| Required work |
Exactly as written, quote every line that follows, skipping the images.

| Data provided |
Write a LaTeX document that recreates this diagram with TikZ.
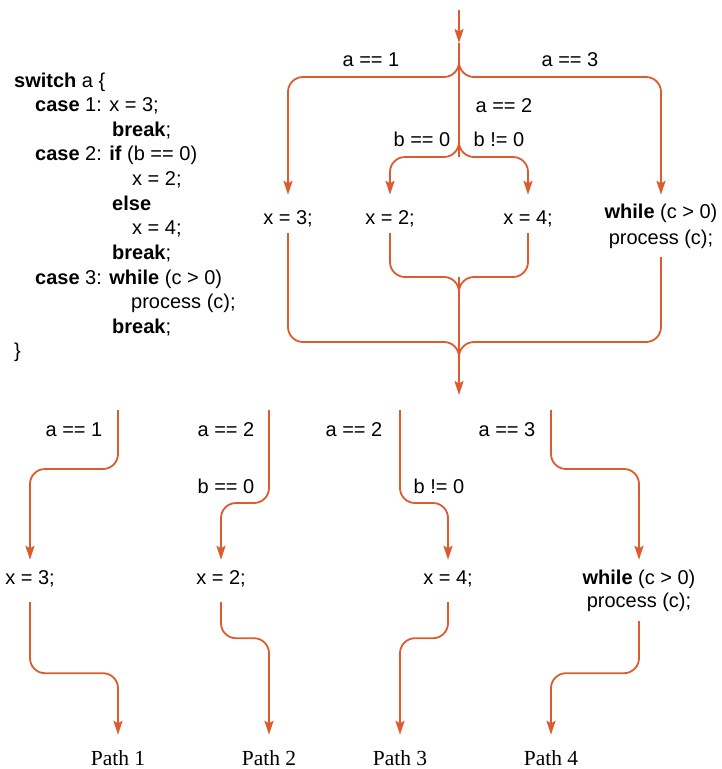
\documentclass[tikz,border=0pt]{standalone}
\usepackage{fontspec}
\setmainfont{Liberation Sans}
\newfontfamily\pathfont{Liberation Serif}
\usetikzlibrary{arrows.meta}
\definecolor{flowc}{HTML}{DE5A2F}
\begin{document}
\begin{tikzpicture}[x=1pt,y=-1pt,
  flow/.style={draw=flowc, line width=1.8pt},
  arr/.style={flow, -{Stealth[length=14pt,width=9pt,inset=2.5pt]}},
  rc/.style={rounded corners=15pt},
  lbl/.style={font=\fontsize{20}{24}\selectfont, inner sep=0pt},
  code/.style={font=\fontsize{20}{24}\selectfont, inner sep=0pt, anchor=base west},
  stmt/.style={font=\fontsize{20}{24}\selectfont, inner sep=0pt, text height=29pt, text depth=9pt},
  bst/.style={font=\fontsize{20}{24}\selectfont, inner sep=0pt, text height=24pt, text depth=18pt},
  wtop/.style={font=\fontsize{20}{26}\selectfont, inner sep=0pt, align=center, minimum height=62pt},
  wbot/.style={font=\fontsize{20}{23}\selectfont, inner sep=0pt, align=center, minimum height=61pt},
  pathlbl/.style={font=\pathfont\fontsize{21.5}{26}\selectfont, inner sep=0pt, text height=30pt, text depth=4pt}
]
\useasboundingbox (0,0) rectangle (721,769);

% ---- code listing ----
\node[code] (c1) at (14,87) {\textbf{switch} a \{};
\node[code] (c2) at (35,111) {\textbf{case} 1: x = 3;};
\node[code] (c3) at (112,136) {\textbf{break};};
\node[code] (c4) at (35,160) {\textbf{case} 2: \textbf{if} (b == 0)};
\node[code] (c5) at (132,185) {x = 2;};
\node[code] (c6) at (112,210) {\textbf{else}};
\node[code] (c7) at (132,234) {x = 4;};
\node[code] (c8) at (112,259) {\textbf{break};};
\node[code] (c9) at (35,284) {\textbf{case} 3: \textbf{while} (c > 0)};
\node[code] (c10) at (131,308) {process (c);};
\node[code] (c11) at (112,333) {\textbf{break};};
\node[code] (c12) at (14,357) {\}};

% ---- top flow graph ----
\coordinate (top) at (459,10);
\coordinate (a1) at (459,43);
\coordinate (s1) at (459,77);
\coordinate (s2) at (459,157);
\coordinate (m1) at (459,277);
\coordinate (m2) at (459,342);
\coordinate (bot) at (459,395);

\node[stmt] (n3) at (288,214) {x = 3;};
\node[stmt] (n2) at (390,214) {x = 2;};
\node[stmt] (n4) at (528,214) {x = 4;};
\node[wtop] (nw) at (661,226) {\textbf{while} (c > 0)\\process (c);};

\node[lbl] (la1) at (371,60) {a == 1};
\node[lbl] (la3) at (570,60) {a == 3};
\node[lbl] (la2) at (504,106) {a == 2};
\node[lbl] (lb0) at (422,139) {b == 0};
\node[lbl] (lb1) at (499,139) {b != 0};

\draw[arr] (top) -- (a1);
\draw[flow] (a1) -- (s2);
\draw[arr, rc] ([yshift=17pt]s1) -- (s1) -| (n3.north);
\draw[arr, rc] ([yshift=17pt]s1) -- (s1) -| (nw.north);
\draw[arr, rc] ([yshift=15pt]s2) -- (s2) -| (n2.north);
\draw[arr, rc] ([yshift=15pt]s2) -- (s2) -| (n4.north);
\draw[flow, rc] (n2.south) |- (m1) -- ([yshift=-15pt]m1);
\draw[flow, rc] (n4.south) |- (m1) -- ([yshift=-15pt]m1);
\draw[arr] (m1) -- (bot);
\draw[flow, rc] (n3.south) |- (m2) -- ([yshift=-17pt]m2);
\draw[flow, rc] (nw.south) |- (m2) -- ([yshift=-17pt]m2);

% ---- bottom: four paths ----
\coordinate (t1) at (118,410);
\coordinate (t2) at (269,410);
\coordinate (t3) at (400,410);
\coordinate (t4) at (551,410);

\node[bst] (b3) at (30,581) {x = 3;};
\node[bst] (b2) at (221,581) {x = 2;};
\node[bst] (b4) at (448,581) {x = 4;};
\node[wbot] (bw) at (639,590.5) {\textbf{while} (c > 0)\\process (c);};

\node[pathlbl] (p1) at (118,752) {Path 1};
\node[pathlbl] (p2) at (269,752) {Path 2};
\node[pathlbl] (p3) at (400,752) {Path 3};
\node[pathlbl] (p4) at (551,752) {Path 4};

\node[lbl] (q1) at (74,430) {a == 1};
\node[lbl] (q2) at (226,430) {a == 2};
\node[lbl] (q3) at (226,486) {b == 0};
\node[lbl] (q4) at (354,430) {a == 2};
\node[lbl] (q5) at (439,486) {b != 0};
\node[lbl] (q6) at (507,430) {a == 3};

\draw[arr, rc] (t1) -- ++(0,59) -| (b3.north);
\draw[arr, rc] (b3.south) -- ++(0,71) -| (p1.north);
\draw[arr, rc] (t2) -- ++(0,93) -| (b2.north);
\draw[arr, rc] (b2.south) -- ++(0,36) -| (p2.north);
\draw[arr, rc] (t3) -- ++(0,93) -| (b4.north);
\draw[arr, rc] (b4.south) -- ++(0,36) -| (p3.north);
\draw[arr, rc] (t4) -- ++(0,59) -| (bw.north);
\draw[arr, rc] (bw.south) -- ++(0,52) -| (p4.north);
\end{tikzpicture}
\end{document}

| Expected answer |
Write a LaTeX document that recreates this diagram with TikZ.
\documentclass[tikz,border=0pt]{standalone}
\usepackage{fontspec}
\setmainfont{Liberation Sans}
\newfontfamily\pathfont{Liberation Serif}
\usetikzlibrary{arrows.meta}
\definecolor{flowc}{HTML}{DE5A2F}
\begin{document}
\begin{tikzpicture}[x=1pt,y=-1pt,
  flow/.style={draw=flowc, line width=1.8pt},
  arr/.style={flow, -{Stealth[length=14pt,width=9pt,inset=2.5pt]}},
  rc/.style={rounded corners=15pt},
  lbl/.style={font=\fontsize{20}{24}\selectfont, inner sep=0pt},
  code/.style={font=\fontsize{20}{24}\selectfont, inner sep=0pt, anchor=base west},
  stmt/.style={font=\fontsize{20}{24}\selectfont, inner sep=0pt, text height=29pt, text depth=9pt},
  bst/.style={font=\fontsize{20}{24}\selectfont, inner sep=0pt, text height=24pt, text depth=18pt},
  wtop/.style={font=\fontsize{20}{26}\selectfont, inner sep=0pt, align=center, minimum height=62pt},
  wbot/.style={font=\fontsize{20}{23}\selectfont, inner sep=0pt, align=center, minimum height=61pt},
  pathlbl/.style={font=\pathfont\fontsize{21.5}{26}\selectfont, inner sep=0pt, text height=30pt, text depth=4pt}
]
\useasboundingbox (0,0) rectangle (721,769);

% ---- code listing ----
\node[code] (c1) at (14,87) {\textbf{switch} a \{};
\node[code] (c2) at (35,111) {\textbf{case} 1: x = 3;};
\node[code] (c3) at (112,136) {\textbf{break};};
\node[code] (c4) at (35,160) {\textbf{case} 2: \textbf{if} (b == 0)};
\node[code] (c5) at (132,185) {x = 2;};
\node[code] (c6) at (112,210) {\textbf{else}};
\node[code] (c7) at (132,234) {x = 4;};
\node[code] (c8) at (112,259) {\textbf{break};};
\node[code] (c9) at (35,284) {\textbf{case} 3: \textbf{while} (c > 0)};
\node[code] (c10) at (131,308) {process (c);};
\node[code] (c11) at (112,333) {\textbf{break};};
\node[code] (c12) at (14,357) {\}};

% ---- top flow graph ----
\coordinate (top) at (459,10);
\coordinate (a1) at (459,43);
\coordinate (s1) at (459,77);
\coordinate (s2) at (459,157);
\coordinate (m1) at (459,277);
\coordinate (m2) at (459,342);
\coordinate (bot) at (459,395);

\node[stmt] (n3) at (288,214) {x = 3;};
\node[stmt] (n2) at (390,214) {x = 2;};
\node[stmt] (n4) at (528,214) {x = 4;};
\node[wtop] (nw) at (661,226) {\textbf{while} (c > 0)\\process (c);};

\node[lbl] (la1) at (371,60) {a == 1};
\node[lbl] (la3) at (570,60) {a == 3};
\node[lbl] (la2) at (504,106) {a == 2};
\node[lbl] (lb0) at (422,139) {b == 0};
\node[lbl] (lb1) at (499,139) {b != 0};

\draw[arr] (top) -- (a1);
\draw[flow] (a1) -- (s2);
\draw[arr, rc] ([yshift=17pt]s1) -- (s1) -| (n3.north);
\draw[arr, rc] ([yshift=17pt]s1) -- (s1) -| (nw.north);
\draw[arr, rc] ([yshift=15pt]s2) -- (s2) -| (n2.north);
\draw[arr, rc] ([yshift=15pt]s2) -- (s2) -| (n4.north);
\draw[flow, rc] (n2.south) |- (m1) -- ([yshift=-15pt]m1);
\draw[flow, rc] (n4.south) |- (m1) -- ([yshift=-15pt]m1);
\draw[arr] (m1) -- (bot);
\draw[flow, rc] (n3.south) |- (m2) -- ([yshift=-17pt]m2);
\draw[flow, rc] (nw.south) |- (m2) -- ([yshift=-17pt]m2);

% ---- bottom: four paths ----
\coordinate (t1) at (118,410);
\coordinate (t2) at (269,410);
\coordinate (t3) at (400,410);
\coordinate (t4) at (551,410);

\node[bst] (b3) at (30,581) {x = 3;};
\node[bst] (b2) at (221,581) {x = 2;};
\node[bst] (b4) at (448,581) {x = 4;};
\node[wbot] (bw) at (639,590.5) {\textbf{while} (c > 0)\\process (c);};

\node[pathlbl] (p1) at (118,752) {Path 1};
\node[pathlbl] (p2) at (269,752) {Path 2};
\node[pathlbl] (p3) at (400,752) {Path 3};
\node[pathlbl] (p4) at (551,752) {Path 4};

\node[lbl] (q1) at (74,430) {a == 1};
\node[lbl] (q2) at (226,430) {a == 2};
\node[lbl] (q3) at (226,486) {b == 0};
\node[lbl] (q4) at (354,430) {a == 2};
\node[lbl] (q5) at (439,486) {b != 0};
\node[lbl] (q6) at (507,430) {a == 3};

\draw[arr, rc] (t1) -- ++(0,59) -| (b3.north);
\draw[arr, rc] (b3.south) -- ++(0,71) -| (p1.north);
\draw[arr, rc] (t2) -- ++(0,93) -| (b2.north);
\draw[arr, rc] (b2.south) -- ++(0,36) -| (p2.north);
\draw[arr, rc] (t3) -- ++(0,93) -| (b4.north);
\draw[arr, rc] (b4.south) -- ++(0,36) -| (p3.north);
\draw[arr, rc] (t4) -- ++(0,59) -| (bw.north);
\draw[arr, rc] (bw.south) -- ++(0,52) -| (p4.north);
\end{tikzpicture}
\end{document}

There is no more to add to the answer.